Pierre Gattaz s’attaque au sujet de l’épreuve de Sciences économique et sociale du baccalauréat

Pierre Gattaz, nouveau président du Medef, avait annoncé un « medef de combat ». Effectivement, son discours d’investiture n’a pas déçu. Après les âneries habituelles sur l’entreprise dévorée par les charges et le code du travail, il s’en est pris à un sujet qu’on attendait pas : l’enseignement des sciences économiques et sociales. L’Express relate l’attaque :

« Notre pays ne comprend pas les entreprises, notre pays ne les aime pas suffisamment, notre pays les contraint au lieu de les aider, notre pays les taxe au lieu de les alléger, notre pays les accable trop souvent au lieu de les encourager », a déploré Pierre Gattaz. L’homme fait mouche lorsqu’il tire un exemple de sa propre expérience. La plus jeune fille du nouveau patron des patrons a dû montrer lors de son épreuve de sciences économiques et sociales « de quelle manière les conflits sociaux peuvent être facteur de cohésion sociale » ! Une vision très française de l’économie…

 

C’est vrai, quoi : ça ne serait pas plus simple de confier au Medef le soin d’établir les programmes scolaires ?

L’Association des professeurs de sciences économiques et sociales (APSES) a forcément réagi, dans un communiqué que nous a transmis Jean-François Guérin, lui-même enseignant dans cette discipline.

Voici le communiqué de l’APSES.

A peine élu président du MEDEF, Pierre Gattaz, s’en est pris aux Sciences Économiques et Sociales dans son discours d’investiture :

« Aujourd’hui, l’entreprise est toujours incomprise dans notre pays. (…) Ma plus jeune fille vient de passer son Bac (et l’aura je l’espère). Son sujet de Sciences Économiques et Sociales était « Vous montrerez de quelle manière les conflits sociaux peuvent être facteurs de cohésion sociale… » (Rires) Il y a du travail. Comme si, dans notre pays, la cohésion devait nécessairement passer par le conflit contre l’entrepreneur ! Comment au XXIe siècle peut-on encore avoir une vision de ce type, aussi caricaturale, aussi dogmatique, aussi éloignée de la réalité de nos chefs d’entreprises, du terrain, de la croissance, du stress de garder nos emplois en France, de les développer ? »

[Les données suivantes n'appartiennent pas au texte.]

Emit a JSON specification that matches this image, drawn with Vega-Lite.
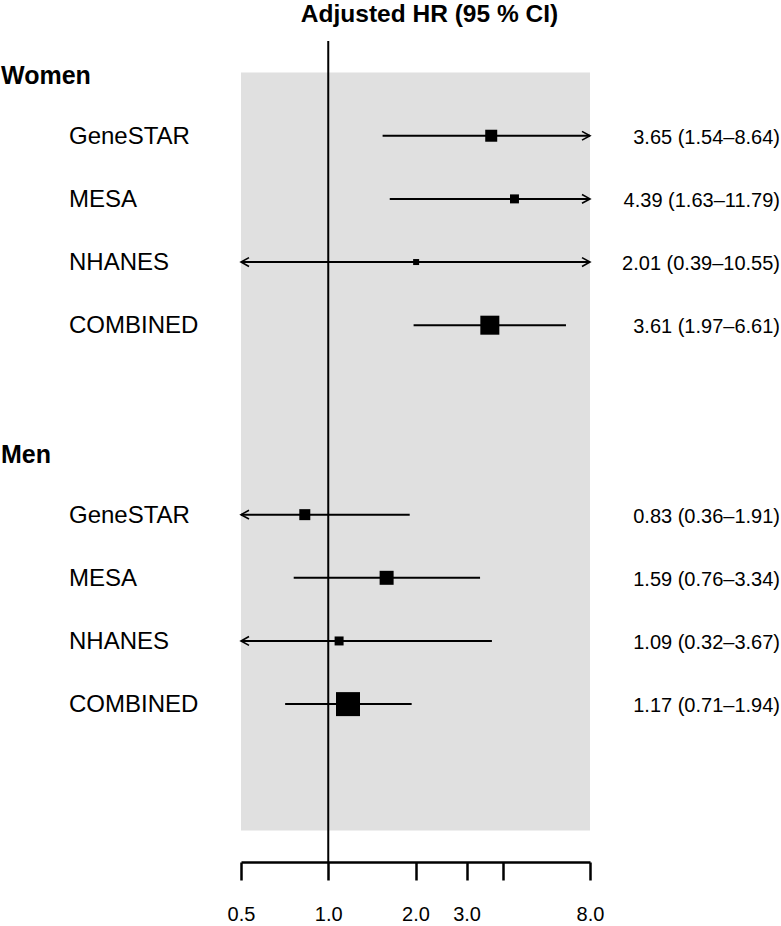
{
  "$schema": "https://vega.github.io/schema/vega-lite/v6.json",
  "width": 349,
  "height": 821,
  "autosize": {"type": "none"},
  "padding": {"left": 241, "top": 41, "right": 191, "bottom": 64},
  "background": "white",
  "title": {"text": "Adjusted HR (95 % CI)", "font": "Liberation Sans", "fontSize": 24.5, "fontWeight": "bold", "anchor": "middle", "dx": 14, "offset": 13, "color": "black"},
  "config": {"view": {"stroke": null}, "font": "Liberation Sans"},
  "data": {"values": [
    {"label": "Women", "type": "header", "row": 0},
    {"label": "GeneSTAR", "group": "Women", "type": "study", "row": 1, "hr": 3.65, "lo": 1.54, "hi": 8.64, "weight": 25, "ci": "3.65 (1.54–8.64)"},
    {"label": "MESA", "group": "Women", "type": "study", "row": 2, "hr": 4.39, "lo": 1.63, "hi": 11.79, "weight": 14, "ci": "4.39 (1.63–11.79)"},
    {"label": "NHANES", "group": "Women", "type": "study", "row": 3, "hr": 2.01, "lo": 0.39, "hi": 10.55, "weight": 6.25, "ci": "2.01 (0.39–10.55)"},
    {"label": "COMBINED", "group": "Women", "type": "study", "row": 4, "hr": 3.61, "lo": 1.97, "hi": 6.61, "weight": 62.7, "ci": "3.61 (1.97–6.61)"},
    {"label": "Men", "type": "header", "row": 6},
    {"label": "GeneSTAR", "group": "Men", "type": "study", "row": 7, "hr": 0.83, "lo": 0.36, "hi": 1.91, "weight": 21, "ci": "0.83 (0.36–1.91)"},
    {"label": "MESA", "group": "Men", "type": "study", "row": 8, "hr": 1.59, "lo": 0.76, "hi": 3.34, "weight": 34, "ci": "1.59 (0.76–3.34)"},
    {"label": "NHANES", "group": "Men", "type": "study", "row": 9, "hr": 1.09, "lo": 0.32, "hi": 3.67, "weight": 14, "ci": "1.09 (0.32–3.67)"},
    {"label": "COMBINED", "group": "Men", "type": "study", "row": 10, "hr": 1.17, "lo": 0.71, "hi": 1.94, "weight": 100, "ci": "1.17 (0.71–1.94)"}
  ]},
  "layer": [
    {
      "data": {"values": [{}]},
      "mark": {"type": "rect", "color": "#e0e0e0"},
      "encoding": {
        "x": {"datum": 0.5, "type": "quantitative", "scale": {"type": "log", "domain": [0.5, 8], "clamp": true, "nice": false},
              "axis": {"title": null, "values": [0.5, 1, 2, 3, 4, 8], "labelExpr": "datum.value == 4 ? '' : format(datum.value, '.1f')", "grid": false, "domainColor": "black", "domainWidth": 2.5, "tickColor": "black", "tickWidth": 2.5, "tickSize": 18, "labelFontSize": 20, "labelColor": "black", "labelFont": "Liberation Sans", "labelPadding": 24, "labelOverlap": false, "labelFlush": false, "labelBound": false}},
        "x2": {"datum": 8},
        "y": {"datum": 0, "type": "quantitative", "scale": {"domain": [-0.5, 12.5], "reverse": true, "nice": false, "zero": false}, "axis": null},
        "y2": {"datum": 12}
      }
    },
    {
      "data": {"values": [{}]},
      "mark": {"type": "rule", "color": "black", "strokeWidth": 2},
      "encoding": {
        "x": {"datum": 1, "type": "quantitative"},
        "y": {"datum": -0.5, "type": "quantitative", "axis": null},
        "y2": {"datum": 12.5}
      }
    },
    {
      "transform": [{"filter": "datum.type == 'study'"}],
      "mark": {"type": "rule", "color": "black", "strokeWidth": 2},
      "encoding": {
        "x": {"field": "lo", "type": "quantitative"},
        "x2": {"field": "hi"},
        "y": {"field": "row", "type": "quantitative", "axis": null}
      }
    },
    {
      "transform": [{"filter": "datum.type == 'study'"}],
      "mark": {"type": "square", "filled": true, "color": "black", "opacity": 1},
      "encoding": {
        "x": {"field": "hr", "type": "quantitative"},
        "y": {"field": "row", "type": "quantitative", "axis": null},
        "size": {"field": "weight", "type": "quantitative", "scale": {"type": "linear", "domain": [0, 100], "range": [0, 576]}, "legend": null}
      }
    },
    {
      "transform": [{"filter": "datum.type == 'study' && datum.hi > 8"}],
      "mark": {"type": "point", "shape": "M-2,-1.1L0,0L-2,1.1", "filled": false, "color": "black", "strokeWidth": 1.6, "opacity": 1, "size": 64},
      "encoding": {
        "x": {"datum": 8, "type": "quantitative"},
        "y": {"field": "row", "type": "quantitative", "axis": null}
      }
    },
    {
      "transform": [{"filter": "datum.type == 'study' && datum.lo < 0.5"}],
      "mark": {"type": "point", "shape": "M2,-1.1L0,0L2,1.1", "filled": false, "color": "black", "strokeWidth": 1.6, "opacity": 1, "size": 64},
      "encoding": {
        "x": {"datum": 0.5, "type": "quantitative"},
        "y": {"field": "row", "type": "quantitative", "axis": null}
      }
    },
    {
      "transform": [{"filter": "datum.type == 'study'"}],
      "mark": {"type": "text", "align": "left", "baseline": "middle", "dx": -172, "dy": 1, "fontSize": 24, "font": "Liberation Sans", "color": "black"},
      "encoding": {
        "x": {"datum": 0.5, "type": "quantitative"},
        "y": {"field": "row", "type": "quantitative", "axis": null},
        "text": {"field": "label"}
      }
    },
    {
      "transform": [{"filter": "datum.type == 'header'"}],
      "mark": {"type": "text", "align": "left", "baseline": "middle", "dx": -240, "dy": 3, "fontSize": 25, "fontWeight": "bold", "font": "Liberation Sans", "color": "black"},
      "encoding": {
        "x": {"datum": 0.5, "type": "quantitative"},
        "y": {"field": "row", "type": "quantitative", "axis": null},
        "text": {"field": "label"}
      }
    },
    {
      "transform": [{"filter": "datum.type == 'study'"}],
      "mark": {"type": "text", "align": "right", "baseline": "middle", "dx": 190, "dy": 2, "fontSize": 20, "font": "Liberation Sans", "color": "black"},
      "encoding": {
        "x": {"datum": 8, "type": "quantitative"},
        "y": {"field": "row", "type": "quantitative", "axis": null},
        "text": {"field": "ci"}
      }
    }
  ]
}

Cette n-ième attaque idéologique du MEDEF contre l’enseignement et les professeurs de sciences économiques et sociales (SES) ne nous surprend pas : elle n’est que la dernière d’une longue série, et l’importance disproportionnée qu’elle nous accorde serait flatteuse si elle ne témoignait pas d’une inculture inquiétante pour un « partenaire social ».

Passons sur l’erreur logique : dire que les conflits sociaux peuvent être source de cohésion n’implique aucunement qu’ils en soient l’unique source, ni que ce soit toujours le cas. Passons aussi sur l’assimilation entre conflits sociaux et conflits contre l’entrepreneur : emporté par son propre engagement et celui de l’organisation qu’il représente dans les conflits du travail, Pierre Gattaz ne voit pas qu’il y a d’autres objets de conflit. Passons également sur le contresens théorique : visiblement hanté par le spectre de Marx, Monsieur Gattaz semble entendre une exhortation à la lutte des classes dans un sujet qui fait pourtant référence à de tout autres thèses, fort peu révolutionnaires – en l’occurrence, celles de Simmel et Coser, pour qui les conflits tendent au contraire à pacifier la société, dans la mesure où ils offrent un exutoire aux tensions.

Mais que le président du MEDEF ignore – ou feigne d’ignorer – que les conflits sociaux sont susceptibles de déboucher sur des négociations collectives, voilà qui est inquiétant pour l’avenir du dialogue social. Et qu’il attribue les difficultés des entreprises à une discipline scolaire enseignée à 15 % des lycéens, voilà qui est préoccupant pour l’économie française : si c’est là le diagnostic que porte Monsieur Gattaz sur la crise actuelle, et s’il représente réellement les chefs d’entreprises, alors oui, en effet, « il y a du travail », et on peut craindre pour la croissance et l’emploi.

L’APSES demande donc à Monsieur Gattaz, soit de se mêler moins de l’enseignement des sciences économiques et  sociales, les enseignants ayant mieux à faire que défendre leur discipline contre des lobbies qui tentent d’en influencer les contenus et la finalité ; soit de s’en mêler davantage, et de se plonger sérieusement dans l’étude des sciences économiques et sociales : il apprendrait beaucoup de choses utiles à sa fonction, comme elles le sont à la formation citoyenne des lycéens et au développement de leur esprit critique.